It’s been 10 years since I left the US and moved to Israel! 10 years since I was an unemployed new immigrant without any family or friends or ability to speak Hebrew, to a Fractional CMO running my own business with my husband.
Here are 10 pieces of advice that have helped me to persevere and I hope can help others, no matter the situation:
- No one will make life happy for you but you! As I was turning 30 I felt stuck. I had a great life – a wonderful family, great friends, a good job, an apartment, a car, etc, but I still wasn’t happy. I didn’t want to wait around for something to happen, so I decided to make something happen by pursuing my dream of living in Israel.
- Don’t be afraid of change. The number one reason I hear from people who want to move to Israel but feel like they can’t is because they couldn’t continue in their current field. Don’t stop yourself from pursuing your dreams because you are scared of change!
- Look for the potential in every situation. When my husband and I were dating he told me that he was working on starting his own business on the side. At that point, I was about to launch a branding and marketing business (which was put on hold as I took a different opportunity), and thought how funny that he does marketing and I do sales. Perhaps one day we can go into business together. One day ended up being just 5 years later.
- Listen to feedback. While doing a program for new olim I was introduced to a lot of very senior people in fields related to what I wanted to do. All of them told me that it was impossible to do what I wanted in Israel. It was a bitter pill to swallow, but it was the reality of the job market at that point in time. I needed to reconsider my career options.

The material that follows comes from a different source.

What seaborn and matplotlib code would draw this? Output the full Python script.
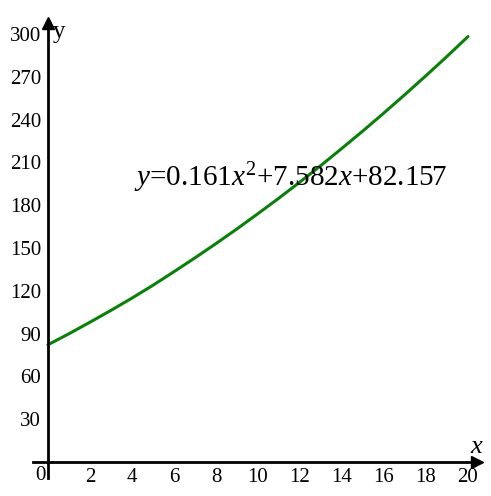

- Look back on your career. When you are starting out in your career it can be hard to get others to take you seriously, as you just don’t have the experience. This can be hard to take when you’ve been working for 15 years, just in a different field. I went back over my resume and saw that I had actually been working in communications since 2006! My previous work in politics was very much relevant to marketing since in both fields you need to understand the audience you are talking to in order to get them to buy into what you are selling. When moving into a new field look back to see if you aren’t just building on previous experiences.
- Don’t network, make friends. All of the job opportunities I had came from people whom I made meaningful connections with throughout my life, both at work and personally. Networking can create a lot of superficial connections, but when you take the time to get to know people beyond just what they can do for you, you may find that people are more motivated to help you because they are your friend.
- Help others. At KSW Solutions we give away a LOT of free advice, the equivalent of tens of thousands of dollars every year. In part because the people who turn to us are outside of our normal client base, so it doesn’t feel right to charge them, and in part because sometimes you see people just need a little bit of help, and just like we donate 10% of our income, we also want to donate some of our time. Over 25% of our clients have come from people we’ve consulted for free recommending us to their colleagues and friends. It’s not why we do it, but it helps.
- Leave the door open on your way out. If you are leaving a job you’re unhappy with, it might be tempting to burn some bridges on your way out. Don’t. The passage of time usually lets things cool off and helps put perspective on previous situations. I was able to launch my company because I left a job on great terms and they ended up becoming my first client. For another job I stayed in touch with the CEO and he gave me some great advice regarding an opportunity I was reluctant to take (and in the end didn’t).
- Don’t make your career your life. After I transitioned careers, I felt a huge sense of loss. In the US I had a super impressive resume, jobs people were envious of, and so much of my identity was built based on what I did. When I didn’t have that anymore I had to rediscover who I was. It was very humbling and more than a little depressing. Now I know that as much as I want to enjoy my work, I make sure that the real fulfillment I get comes from my personal life.
- You need to just go for it. At the end of the day, the best things in my life are all a result of just going for it and not spending too much time contemplating, analyzing or otherwise being too much in my head. You should always make calculated decisions, but once you do, don’t endlessly agonize – just do it!